Summary
rejecting defendant's contention that prosecutor's statement when original criminal complaint was filed was a binding admission because that statement was "only so shown in a running argument and does not rise to the dignity of a specific admission"
Summary of this case from Chang v. Baleunson LLCOpinion
Docket No. 996.
November 29, 1927.
APPEAL from a judgment of the Superior Court of El Dorado County and from an order denying a new trial. George H. Thompson, Judge. Affirmed.
The facts are stated in the opinion of the court.
Hale Day, E. Fitzgerald and Donald McKisick for Appellant.
U.S. Webb, Attorney-General, and J. Charles Jones, Deputy Attorney-General, for Respondent.
The defendant was convicted in the county of El Dorado of the crime of maintaining a common nuisance in the town of Diamond in said county, in that he kept a place where intoxicating liquors were bartered and sold. The information charged that said nuisance was maintained from November 1, 1926, continuously "to the present time." This information was filed June 10, 1927. The defendant entered a plea to this information without interposing any motion to set aside the same on the grounds specified in section 995 of the Penal Code, as said section then stood. Trial was had under this information on the 6th, 7th, and 8th of July, 1927.
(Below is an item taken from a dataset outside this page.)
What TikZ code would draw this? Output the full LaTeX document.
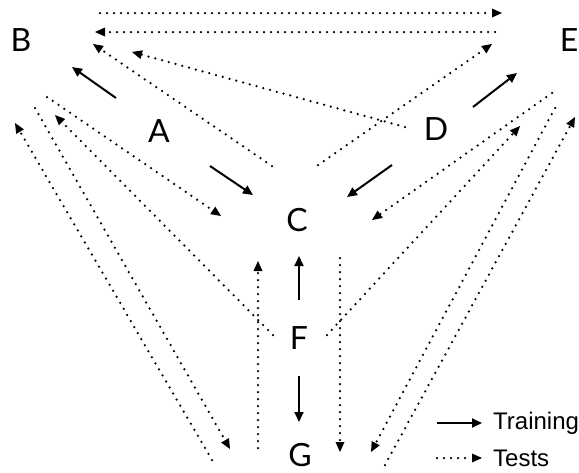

Upon a conviction of the defendant, he moved for a new trial and upon denial of that motion and subsequent sentence by the court, defendant appealed from the order of the court denying said motion and from the judgment of conviction herein.
In appellant's brief but one point is urged for the reversal of the judgment and order of the trial court. Appellant claims that as the original criminal complaint herein was filed in the magistrate's court on "May 31st, 1927," it was error on the part of the trial court to admit testimony of sales of intoxicating liquors after "May 31st, 1927."
[1] The record before us does not disclose the date upon which the original criminal complaint herein was filed in the justice's court. It is quite true that the record discloses a tacit admission of the district attorney that such was the date of said filing, but it is only so shown in a running argument and does not rise to the dignity of a specific admission. There is no direct proof as to when the complaint was originally filed.
[2] It is now too late to question the information in that respect. Defendant went to trial upon the charge as contained in the information. Had defendant ever attempted during the trial to introduce testimony of the date of the filing of the original criminal complaint, for any purpose in the way of challenge to that pleading, such testimony would have been subject to objection.
[3] There was a time and a place when it might have been proper to question this information. That time was upon arraignment, and the grounds of objection are laid down in said section 995 of the Penal Code. Section 996 of the Penal Code specifically provides that if the objections permitted by section 995 are not made, the defendant is deemed to have waived them. (See People v. Knight, 63 Cal.App. 65, 66 [ 218 P. 79].)
[4] Conceding that an objection was before the trial court as to testimony of sales either before or after the time covered by the criminal complaint as the same was claimed to have been in the magistrate's court, or under the information as filed, we are of the opinion that if sufficient testimony was given of such illegal sales within the dates from November 1, 1926, until May 31, 1927, testimony could then be properly received of such sales both before and after these dates, but within a reasonable period either before or after, to be determined by the trial court. [5] The gist of the offense charged was its continuing character. It must have been proven to have been "common" or "habitual," and evidence of a common practice even at dates immediately before the date charged, and after, are properly received in evidence to sustain such charge, providing they are sufficiently near the time charged to evidence intent, plan and purpose.
[6] As we construe the testimony given it was relevant to prove the habitual doing of the illegal acts. A large number of sales within the period described were given in evidence. A few related to times before the period covered by the charge, and a few after the thirty-first day of May, 1927. It is apparent from the evidence at the trial that while some witnesses did say sales occurred along in the first of June, or along the last part of May or first of June, none testified to a positive date after June 10th.
In section 382 of Wigmore on Evidence it is said: "The prior or the subsequent existence of such a fact (a course of human conduct) is always evidential to show its existence at a time in issue, upon the general experience that such facts involve a human attitude more or less continuous and permanent. The probability of continuance depends much, of course, on the nature of the specific fact and the circumstances of each case; and therefore, in setting a limit of time for the range of the evidence, the discretion of the trial court should control. The principle is illustrated by many sorts of facts. Such evidence is receivable to show the mode of conducting a business, the keeping of liquors illegally, . . . The occasional repudiation of such evidence in some of the above precedents is not to be taken as a negation of the general principle, but only as a determination that in the case at hand the contingencies of change were too many to allow the prior or the subsequent condition of things to be of probative value; or that no presumption of continuity ( post, sec. 2530), in the strict sense, will be enforced."
The order of the trial court denying defendant's motion for a new trial and the judgment of conviction herein are affirmed.
Hart, Acting P.J., and Plummer, J., concurred.